Decisions to fund treatments outside their licensed indication are being left to local discretion, a Conservative peer has claimed. Skip related content
Earl Howe, an opposition health spokesman, expressed his concerns during last week's debate on primary care trusts and the off-label use of medicines in near-label conditions.
"My Lords, I am raising an issue which to the casual reader of the order paper may look rather abstruse but which is in fact the very opposite; and it is an issue which has far-reaching implications both for patients and for the NHS," he said.
"Medicines are used off label when they are not licensed for the particular indication to which they are applied."
Earl Howe said many cancers, "particularly some of the rarer cancers," are treated with a medicine used off label.
"There are also a number of less common auto-immune conditions for which the treatment is unlicensed," he added.
"Rituximab is licensed to treat rheumatoid arthritis, but doctors also use it to treat vasculitis, which is a disease affecting the blood vessels.
"Infliximab is licensed to treat Crohn's disease, ulcerative colitis and ankylosing spondylitis, among other conditions, but it is also prescribed off label for the treatment of Behcet's disease."
The National Institute for Health and Clinical Excellence (NICE) provides funding directions at a national level only for medicines used in their licensed indication, Earl Howe said.
"There can be no NICE guidance for a drug's off-label use, and hence no mandatory funding direction at national level.
"That inevitably means that decisions about the funding of treatments outside their licensed indication are left to local discretion."
And the unit cost for off-label treatments are often relatively high, leaving people suffering from cancer particularly rarer cancer vulnerable to funding decisions.
"For those who need off-label medicines, the postcode lottery is a stark reality, and health inequalities are accentuated," he argued.
Earl Howe expressed his concern at the "alarming findings" in the recent report published by the Rarer Cancers Forum.
The report highlighted that nearly a third of hospital trusts which responded to the audit said that they had "no protocol in place for off-label treatments".
He called for increased evidence about the uses of off-label medicines and their clinical outcomes.
And, a collaborative commissioning arrangement could combine the skills of hospital specialists and primary care trust (PCT) commissioners, he suggested.
Highlighting the issue of Lucentis versus Avastin in the treatment of age-related macular degeneration, Lord Kirkwood of Kirkhope (Lib Dem) argued that there are "perverse incentives for pharmaceutical companies within the licensing system".
He described indefensible" the variations of treatment across the health service.

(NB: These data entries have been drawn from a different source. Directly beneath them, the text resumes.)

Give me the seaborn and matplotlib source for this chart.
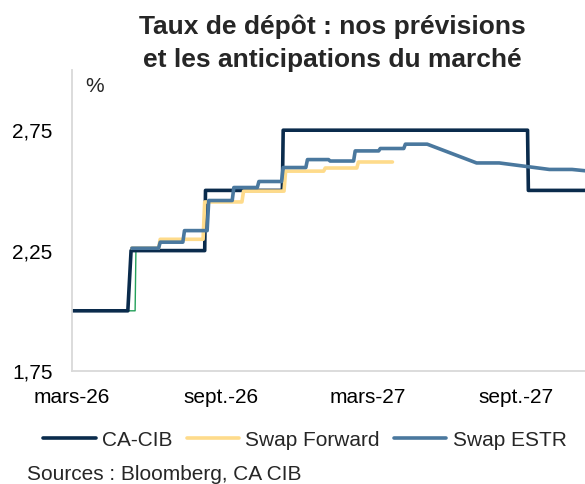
import pandas as pd
import matplotlib
matplotlib.use("Agg")
import matplotlib.pyplot as plt
import seaborn as sns
from matplotlib.lines import Line2D

# Taux de depot (%) - vertices
cacib_dates = ["2026-03-01", "2026-05-09", "2026-05-13", "2026-08-12", "2026-08-13",
               "2026-11-16", "2026-11-17", "2027-09-15", "2027-09-16", "2027-12-15"]
cacib_vals = [2.00, 2.00, 2.25, 2.25, 2.50, 2.50, 2.75, 2.75, 2.50, 2.50]

fwd_dates = ["2026-05-14", "2026-06-16", "2026-06-18", "2026-08-10", "2026-08-12",
             "2026-09-27", "2026-09-29", "2026-11-18", "2026-11-20", "2027-01-06",
             "2027-01-08", "2027-02-16", "2027-02-18", "2027-04-01"]
fwd_vals = [2.26, 2.26, 2.297, 2.297, 2.452, 2.452, 2.497, 2.497, 2.58, 2.58,
            2.593, 2.593, 2.618, 2.618]

estr_dates = ["2026-05-14", "2026-06-16", "2026-06-18", "2026-07-16", "2026-07-18",
              "2026-08-15", "2026-08-17", "2026-09-15", "2026-09-17", "2026-10-16",
              "2026-10-18", "2026-11-15", "2026-11-17", "2026-12-15", "2026-12-17",
              "2027-01-12", "2027-01-14", "2027-02-12", "2027-02-14", "2027-03-15",
              "2027-03-17", "2027-04-15", "2027-04-17", "2027-05-14", "2027-07-14",
              "2027-08-11", "2027-10-12", "2027-11-09", "2027-12-15"]
estr_vals = [2.26, 2.26, 2.285, 2.285, 2.333, 2.333, 2.458, 2.458, 2.512, 2.512,
             2.537, 2.537, 2.595, 2.595, 2.628, 2.628, 2.622, 2.622, 2.664, 2.664,
             2.674, 2.674, 2.692, 2.692, 2.614, 2.614, 2.587, 2.587, 2.575]

# thin green series mostly hidden under CA-CIB
green_dates = ["2026-03-01", "2026-05-18", "2026-05-19", "2026-08-12"]
green_vals = [2.00, 2.00, 2.25, 2.25]

tick_dates = ["2026-03-01", "2026-09-01", "2027-03-01", "2027-09-01"]
tick_labels = ["mars-26", "sept.-26", "mars-27", "sept.-27"]
y_ticks = [1.75, 2.25, 2.75]
y_labels = ["1,75", "2,25", "2,75"]

NAVY = "#0a2b4c"
YELLOW = "#fedb8b"
STEEL = "#4a789e"
GREEN = "#23a05a"

sns.set_theme(style="white")
plt.rcParams["font.family"] = ["Liberation Sans", "DejaVu Sans"]

fig = plt.figure(figsize=(5.85, 4.84), dpi=100)
ax = fig.add_axes([72 / 585, 113 / 484, 513 / 585, 301 / 484])

series = [
    (green_dates, green_vals, GREEN, 1.0),
    (cacib_dates, cacib_vals, NAVY, 2.6),
    (fwd_dates, fwd_vals, YELLOW, 2.6),
    (estr_dates, estr_vals, STEEL, 2.6),
]
for d, v, c, lw in series:
    df = pd.DataFrame({"date": pd.to_datetime(d), "val": v})
    sns.lineplot(data=df, x="date", y="val", ax=ax, color=c, linewidth=lw,
                 estimator=None, sort=False, legend=False)

ax.set_xlim(pd.Timestamp("2026-03-01"), pd.Timestamp("2027-11-25"))
ax.set_ylim(1.75, 3.0)
ax.set_yticks(y_ticks)
ax.set_yticklabels(y_labels)
ax.set_xticks(pd.to_datetime(tick_dates))
ax.set_xticklabels(tick_labels)
ax.set_xlabel("")
ax.set_ylabel("")
ax.tick_params(length=0, labelsize=15, colors="black")
ax.tick_params(axis="y", pad=14)
ax.tick_params(axis="x", pad=12)

for s in ["top", "right"]:
    ax.spines[s].set_visible(False)
for s in ["left", "bottom"]:
    ax.spines[s].set_color("#d9d9d9")
    ax.spines[s].set_linewidth(1.3)

fig.text(0.5675, 1 - 34 / 484, "Taux de dépôt : nos prévisions", ha="center",
         va="baseline", fontsize=19, fontweight="bold")
fig.text(0.5675, 1 - 67 / 484, "et les anticipations du marché", ha="center",
         va="baseline", fontsize=19, fontweight="bold")
fig.text(85 / 585, 1 - 92 / 484, "%", fontsize=15, va="baseline")

handles = [Line2D([], [], color=NAVY, lw=2.6),
           Line2D([], [], color=YELLOW, lw=2.6),
           Line2D([], [], color=STEEL, lw=2.6)]
fig.legend(handles, ["CA-CIB", "Swap Forward", "Swap ESTR"], loc="center",
           bbox_to_anchor=(305 / 585, 1 - 440 / 484), ncol=3, frameon=False,
           fontsize=15, handlelength=2.5, handletextpad=0.3, columnspacing=0.7)

fig.text(27 / 585, 1 - 474 / 484, "Sources : Bloomberg, CA CIB", fontsize=15,
         va="center")

fig.savefig("out.png", dpi=100)
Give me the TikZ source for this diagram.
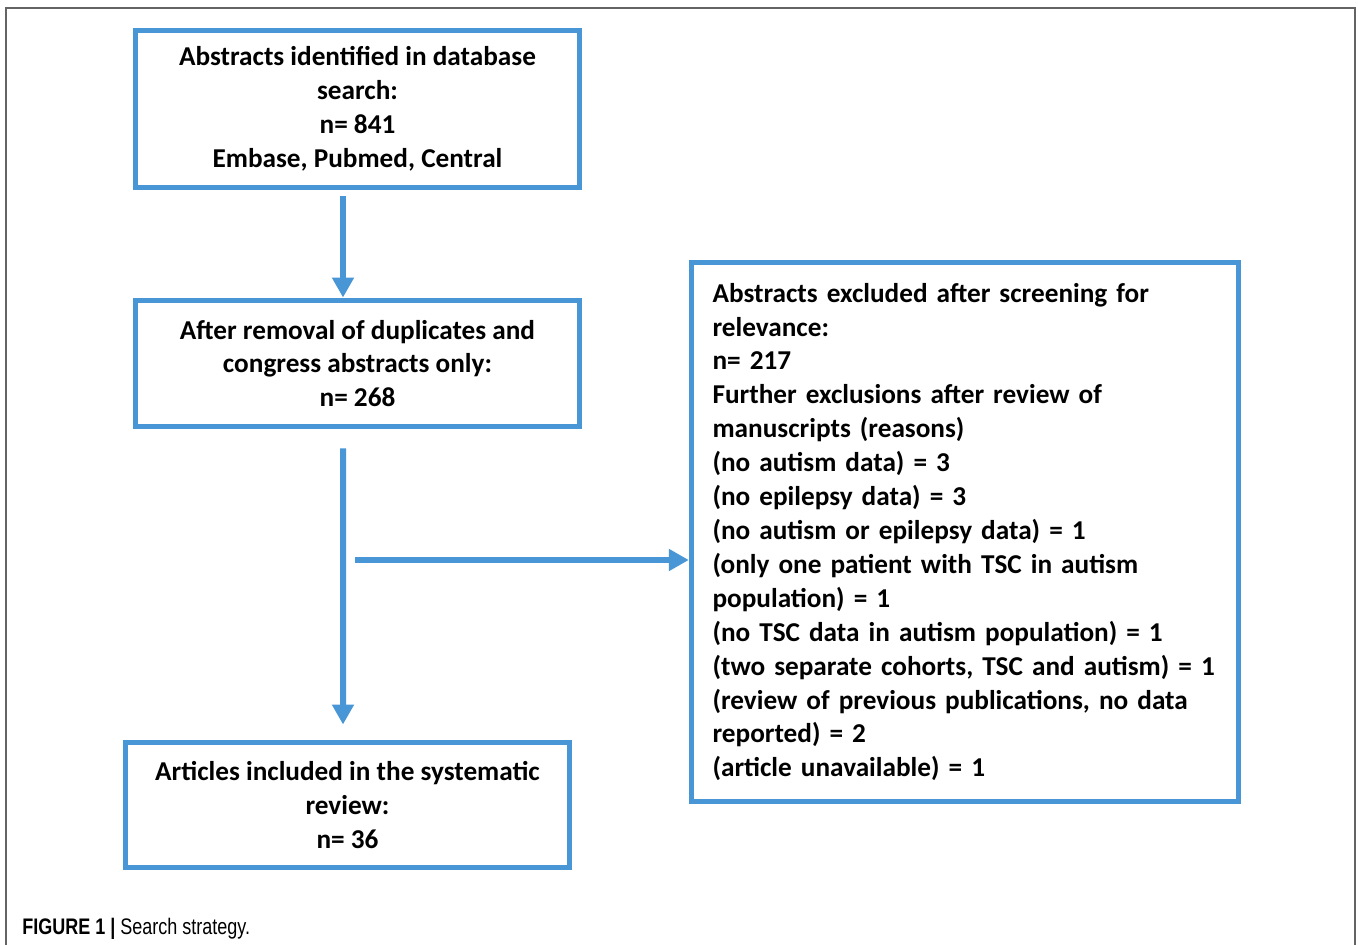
\documentclass[tikz,border=0pt]{standalone}
\usepackage{fontspec}
\setmainfont{Carlito}
\newfontfamily\capfont{Liberation Sans}[FakeStretch=0.8]
\usetikzlibrary{arrows.meta,positioning}
\definecolor{flowblue}{RGB}{72,150,214}
\definecolor{framegray}{RGB}{100,100,100}

\begin{document}
\begin{tikzpicture}[x=0.02cm,y=-0.02cm,>={Triangle[length=0.4cm,width=0.42cm]},line join=miter,
    box/.style={draw=flowblue,line width=0.1cm,inner sep=0pt,font=\fontsize{15.5}{19.3}\selectfont\bfseries},
    arr/.style={->,draw=flowblue,line width=0.12cm}]
    \useasboundingbox[fill=white] (0,0) rectangle (1358,945);
    % outer frame of the figure
    \draw[framegray,line width=0.04cm] (6,945)--(6,8)--(1355,8)--(1355,945);
    % boxes
    \node[box,minimum width=8.9cm,minimum height=3.16cm,align=center] (found) at (357.5,109)
      {Abstracts identified in database\\search:\\n= 841\\Embase, Pubmed, Central};
    \node[box,minimum width=8.9cm,minimum height=2.54cm,align=center] (dedup) at (357.5,363.5)
      {After removal of duplicates and\\congress abstracts only:\\n= 268};
    \node[box,minimum width=10.95cm,minimum height=10.8cm,align=left,text width=10.1cm] (excl) at (965,532)
      {Abstracts excluded after screening for\\relevance:\\n= 217\\Further exclusions after review of\\manuscripts (reasons)\\(no autism data) = 3\\(no epilepsy data) = 3\\(no autism or epilepsy data) = 1\\(only one patient with TSC in autism\\population) = 1\\(no TSC data in autism population) = 1\\(two separate cohorts, TSC and autism) = 1\\(review of previous publications, no data\\reported) = 2\\(article unavailable) = 1};
    \node[box,minimum width=8.9cm,minimum height=2.52cm,align=center] (incl) at (347.5,805)
      {Articles included in the systematic\\review:\\n= 36};
    % connectors
    \coordinate (branch) at (355,560);
    \draw[arr] ([xshift=-0.29cm,yshift=-0.12cm]found.south) -- ([xshift=-0.29cm]dedup.north);
    \draw[arr] ([xshift=-0.29cm,yshift=-0.38cm]dedup.south) -- ([xshift=-0.09cm,yshift=0.3cm]incl.north);
    \draw[arr] (branch) -- (branch -| excl.west);
    % caption
    \node[anchor=base west,inner sep=0pt,font=\capfont\fontsize{12.8}{15}\selectfont] (cap) at (22,934)
      {\textbf{FIGURE 1 |} Search strategy.};
  \end{tikzpicture}
\end{document}
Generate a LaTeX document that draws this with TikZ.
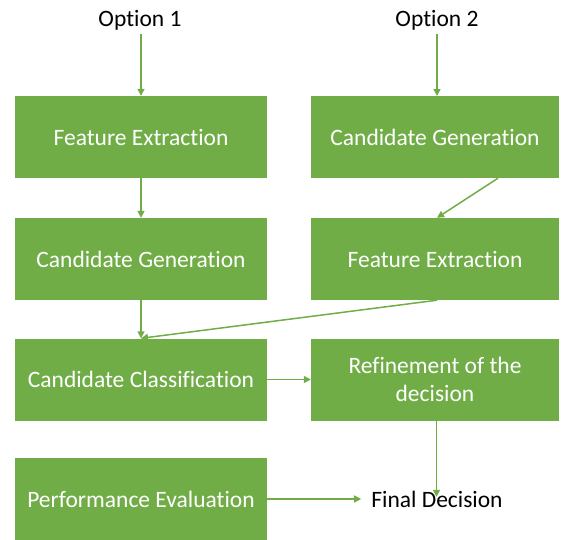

The use of off-label treatments in rarer cancers presents a particular challenge, Baroness Thornton (Lab, Government Whip) acknowledged.
She stated that the NHS constitution includes the right to expect "rational PCT funding decisions on drugs".
The government has produced a set of public-facing principles to inform PCT decision-making, Baroness Thornton announced.
This will support the improvement of local processes.